Federal housing & environment minister Barbara Hendricks (SPD) and justice minister Heiko Maas (also SPD) have both seemingly made it a priority within their departments to get the legal framework up and running as soon as possible, “hopefully by this summer”, Hendricks said to the newspaper Tagesspiegel am Sonntag. The sixteen federal states would then have until 2015 to decide which of their localities would be affected by the regulations, which aim to keep rental increases in line with a local rent table, and to limit the amount of charges for energy-saving improvements which can be loaded on to tenants’s rents.
Germany’s tenants associations have been quick to welcome the politicians’ commitment to quickly enact laws which they see as overdue for the protection of tenants’ rights, and the provision of sustainably affordable housing. The Deutsche Mieterbund (German Tenants Association) commented that “the planned changes are overdue and urgently necessary”.

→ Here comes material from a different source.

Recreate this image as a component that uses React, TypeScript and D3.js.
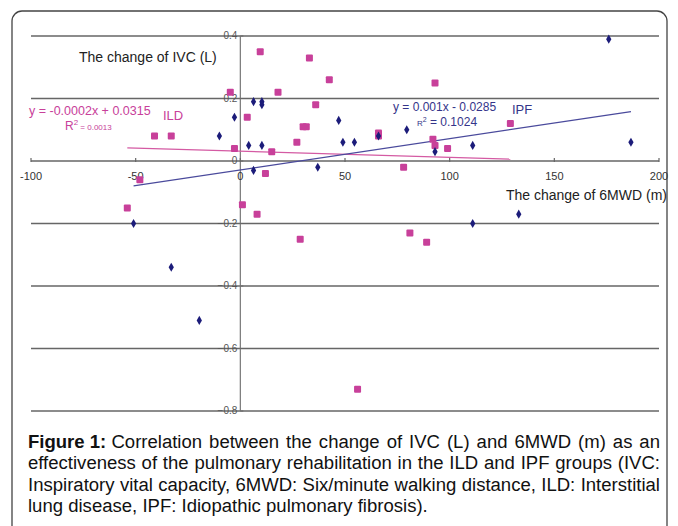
import React, { useEffect, useRef } from 'react';
import * as d3 from 'd3';

// ILD group (pink squares)
const ildX = [9.5, 33, 42.5, -4.8, 18, 36, 3.3, 30, 31.5, -41, -33, 27, -2.8, 15, 12, -48, -54, 1, 8, 28.6, 78, 81, 89, 93, 66, 66, 92, 93, 99, 129, 56];
const ildY = [0.35, 0.33, 0.26, 0.22, 0.22, 0.18, 0.14, 0.11, 0.11, 0.08, 0.08, 0.06, 0.04, 0.03, -0.04, -0.06, -0.15, -0.14, -0.17, -0.25, -0.02, -0.23, -0.26, 0.25, 0.09, 0.08, 0.07, 0.05, 0.04, 0.12, -0.73];

// IPF group (navy diamonds)
const ipfX = [6.3, 10.3, 10.3, -2.8, -10, 4, 10.3, 6.3, 37, 47, 49, 54.5, 66, 79.5, 176, 93, 111, 186.6, -51, -33, -19.6, 111, 133];
const ipfY = [0.19, 0.19, 0.18, 0.14, 0.08, 0.05, 0.05, -0.03, -0.02, 0.13, 0.06, 0.06, 0.08, 0.1, 0.39, 0.03, 0.05, 0.06, -0.2, -0.34, -0.51, -0.2, -0.17];

// trend lines as printed on the chart
const ildFit = { slope: -0.0002, intercept: 0.0315 };
const ipfFit = { slope: 0.001, intercept: -0.0285 };

const xTicks = [-100, -50, 0, 50, 100, 150, 200];
const yTicks = [0.4, 0.2, 0, -0.2, -0.4, -0.6, -0.8];

const captionLines = [
  'Correlation between the change of IVC (L) and 6MWD (m) as an',
  'effectiveness of the pulmonary rehabilitation in the ILD and IPF groups (IVC:',
  'Inspiratory vital capacity, 6MWD: Six/minute walking distance, ILD: Interstitial',
  'lung disease, IPF: Idiopathic pulmonary fibrosis).',
];

const PINK = '#c8409a';
const NAVY = '#1c1c7a';

const App = () => {
  const ref = useRef<HTMLDivElement>(null);

  useEffect(() => {
    const width = 678;
    const height = 526;
    const font = '"Liberation Sans", Arial, sans-serif';

    const svg = d3
      .select(ref.current)
      .append('svg')
      .attr('width', width)
      .attr('height', height)
      .style('position', 'absolute')
      .style('left', 0)
      .style('top', 0)
      .style('background', '#fff');

    // frame
    svg
      .append('rect')
      .attr('x', 12)
      .attr('y', 11)
      .attr('width', 655)
      .attr('height', 530)
      .attr('rx', 10)
      .attr('fill', 'none')
      .attr('stroke', '#444')
      .attr('stroke-width', 1.3);

    const x = d3.scaleLinear().domain([-100, 200]).range([31, 659]);
    const y = d3.scaleLinear().domain([-0.8, 0.4]).range([411, 36]);

    // horizontal gridlines
    svg
      .append('g')
      .selectAll('line')
      .data(yTicks)
      .enter()
      .append('line')
      .attr('x1', x(-100))
      .attr('x2', x(200))
      .attr('y1', (d) => y(d))
      .attr('y2', (d) => y(d))
      .attr('stroke', '#666')
      .attr('stroke-width', 1.6);

    // vertical axis
    svg
      .append('line')
      .attr('x1', x(0))
      .attr('x2', x(0))
      .attr('y1', y(0.4))
      .attr('y2', y(-0.8))
      .attr('stroke', '#777')
      .attr('stroke-width', 1.2);

    // x ticks
    svg
      .append('g')
      .selectAll('line')
      .data(xTicks)
      .enter()
      .append('line')
      .attr('x1', (d) => x(d))
      .attr('x2', (d) => x(d))
      .attr('y1', y(0) - 3)
      .attr('y2', y(0) + 1)
      .attr('stroke', '#666')
      .attr('stroke-width', 1.2);

    // y ticks
    svg
      .append('g')
      .selectAll('line')
      .data(yTicks)
      .enter()
      .append('line')
      .attr('x1', x(0))
      .attr('x2', x(0) + 3)
      .attr('y1', (d) => y(d))
      .attr('y2', (d) => y(d))
      .attr('stroke', '#666');

    // x tick labels
    svg
      .append('g')
      .selectAll('text')
      .data(xTicks)
      .enter()
      .append('text')
      .attr('x', (d) => x(d))
      .attr('y', y(0) + 19)
      .attr('text-anchor', 'middle')
      .attr('font-family', font)
      .attr('font-size', 11)
      .attr('fill', '#333')
      .text((d) => d);

    // y tick labels
    svg
      .append('g')
      .selectAll('text')
      .data(yTicks)
      .enter()
      .append('text')
      .attr('x', x(0) - 3)
      .attr('y', (d) => y(d) + 3)
      .attr('text-anchor', 'end')
      .attr('font-family', font)
      .attr('font-size', 10)
      .attr('fill', '#555')
      .text((d) => d3.format('.1~f')(d));

    // trend lines
    const fitLine = (xs: number[], fit: { slope: number; intercept: number }, color: string) => {
      const [lo, hi] = d3.extent(xs) as [number, number];
      svg
        .append('line')
        .attr('x1', x(lo))
        .attr('y1', y(fit.slope * lo + fit.intercept))
        .attr('x2', x(hi))
        .attr('y2', y(fit.slope * hi + fit.intercept))
        .attr('stroke', color)
        .attr('stroke-width', 1.3);
    };
    fitLine(ildX, ildFit, '#d45aa3');
    fitLine(ipfX, ipfFit, '#4a4a9c');

    // ILD points
    const ild = ildX.map((v, i) => [v, ildY[i]]);
    svg
      .append('g')
      .selectAll('rect')
      .data(ild)
      .enter()
      .append('rect')
      .attr('x', (d) => x(d[0]) - 3.5)
      .attr('y', (d) => y(d[1]) - 3.5)
      .attr('width', 7)
      .attr('height', 7)
      .attr('rx', 1)
      .attr('fill', PINK);

    // IPF points
    const ipf = ipfX.map((v, i) => [v, ipfY[i]]);
    const diamond = d3.symbol().type(d3.symbolDiamond).size(24);
    svg
      .append('g')
      .selectAll('path')
      .data(ipf)
      .enter()
      .append('path')
      .attr('d', diamond)
      .attr('transform', (d) => `translate(${x(d[0])},${y(d[1])})`)
      .attr('fill', NAVY);

    // axis titles
    svg
      .append('text')
      .attr('x', 79)
      .attr('y', 62)
      .attr('font-family', font)
      .attr('font-size', 14)
      .attr('fill', '#222')
      .text('The change of IVC (L)');
    svg
      .append('text')
      .attr('x', 667)
      .attr('y', 200)
      .attr('text-anchor', 'end')
      .attr('font-family', font)
      .attr('font-size', 14)
      .attr('fill', '#222')
      .text('The change of 6MWD (m)');

    // ILD equation
    svg
      .append('text')
      .attr('x', 29)
      .attr('y', 115)
      .attr('font-family', font)
      .attr('font-size', 12.5)
      .attr('fill', PINK)
      .text('y = -0.0002x + 0.0315');
    svg
      .append('text')
      .attr('x', 163)
      .attr('y', 120)
      .attr('font-family', font)
      .attr('font-size', 13)
      .attr('fill', PINK)
      .text('ILD');
    const r1 = svg
      .append('text')
      .attr('x', 65)
      .attr('y', 130)
      .attr('font-family', font)
      .attr('fill', PINK);
    r1.append('tspan').attr('font-size', 12).text('R');
    r1.append('tspan').attr('font-size', 8).attr('dy', -5).text('2');
    r1.append('tspan').attr('font-size', 8).attr('dy', 5).text(' = 0.0013');

    // IPF equation
    svg
      .append('text')
      .attr('x', 393)
      .attr('y', 111)
      .attr('font-family', font)
      .attr('font-size', 12)
      .attr('fill', '#34348a')
      .text('y = 0.001x - 0.0285');
    svg
      .append('text')
      .attr('x', 512)
      .attr('y', 114)
      .attr('font-family', font)
      .attr('font-size', 13)
      .attr('fill', '#34348a')
      .text('IPF');
    const r2 = svg
      .append('text')
      .attr('x', 417)
      .attr('y', 126)
      .attr('font-family', font)
      .attr('fill', '#34348a');
    r2.append('tspan').attr('font-size', 8).text('R');
    r2.append('tspan').attr('font-size', 7).attr('dy', -4).text('2');
    r2.append('tspan').attr('font-size', 12).attr('dy', 4).text(' = 0.1024');

    // caption: last line sets the glyph width, the others are justified
    const cap = svg.append('g').attr('font-family', font).attr('fill', '#111');
    const left = 28;
    const right = 660;
    const lastEnd = 428;
    const probe = cap.append('text').attr('font-size', 18).text(captionLines[3]);
    const sx = (lastEnd - left) / (probe.node() as SVGTextElement).getComputedTextLength();
    probe.remove();

    const bold = cap
      .append('text')
      .attr('transform', `scale(${sx},1)`)
      .attr('x', left / sx)
      .attr('y', 448)
      .attr('font-size', 18)
      .attr('font-weight', 'bold')
      .text('Figure 1:');
    const boldEnd = left + (bold.node() as SVGTextElement).getComputedTextLength() * sx + 5 * sx;

    captionLines.forEach((line, i) => {
      const start = i === 0 ? boldEnd : left;
      const t = cap
        .append('text')
        .attr('transform', `scale(${sx},1)`)
        .attr('x', start / sx)
        .attr('y', 448 + i * 21.5)
        .attr('font-size', 18)
        .text(line);
      if (i < 3) {
        const natural = (t.node() as SVGTextElement).getComputedTextLength();
        const spaces = (line.match(/ /g) || []).length;
        const extra = ((right - start) / sx - natural) / spaces;
        t.attr('word-spacing', extra);
      }
    });

    return () => {
      d3.select(ref.current).selectAll('*').remove();
    };
  }, []);

  return <div ref={ref}></div>;
};

export default App;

Independent of the imminent ‘Mietpreisbremse’ for new lease agreements, Germany’s individual federal states have also been granted the right in 2013 legislation to prevent existing lease agreements from rising above 15% over a three-year period, in contrast to the normally prevailing 20%. A number of states, including Bavaria, Hamburg and Berlin have already started imposing this law, with North Rhine-Westphalia set to follow suit in 59 identified municipalities across the state which have recognisable housing shortages.